The latest fighter to join to ever-growing voice of the discontented (see previously: Rockhold, Luke and Henderson, Ben) is UFC lightweight “Raging” Al Iaquinta. Until very recently, Iaquinta was scheduled to return to the octagon against Thiago Alves at UFC 205 in Madison Square Garden. The fight was the culmination of a lifelong dream for Iaquinta, a Wantagh, New York native who cut his teeth in the sport alongside the likes of Chris Weidman and Gian Villante at the Serra-Longo gym in East Long Island, but also one that he was forced to turn down in light of recent circumstances — more specifically, the absolutely abysmal amount of money he was being offered to take it.

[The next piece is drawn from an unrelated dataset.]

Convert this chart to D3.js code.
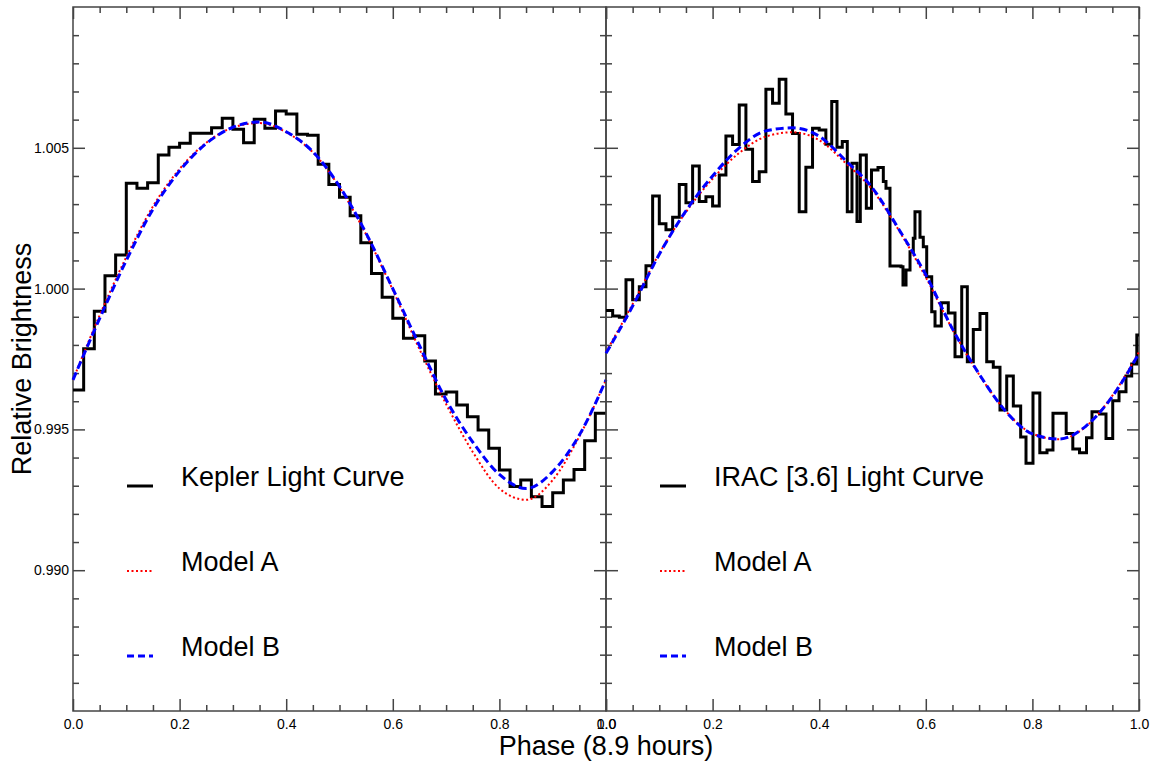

In an eye-opening interview with Fox Sports, Iaquinta revealed the behind-the-scenes decisions that led him to withdraw from the fight.

I got the contract and I was just looking at it for a couple of days. I was like I just can’t sign it. I can’t do it. I felt like it wasn’t right. I talked to my manager, I said listen I really want to fight in New York. There’s nothing I want to do more than fight in New York, but I can’t take a pay cut for this fight.

I’m taking a pay cut from all of my sponsors. I’m taking a pay cut of all the last 18 months of the sponsors that could have been. I told (my manager) that I wanted more. I wanted to have a conversation with the UFC and see if they would do some kind of negotiation because when I signed my contract, there was no Reebok deal.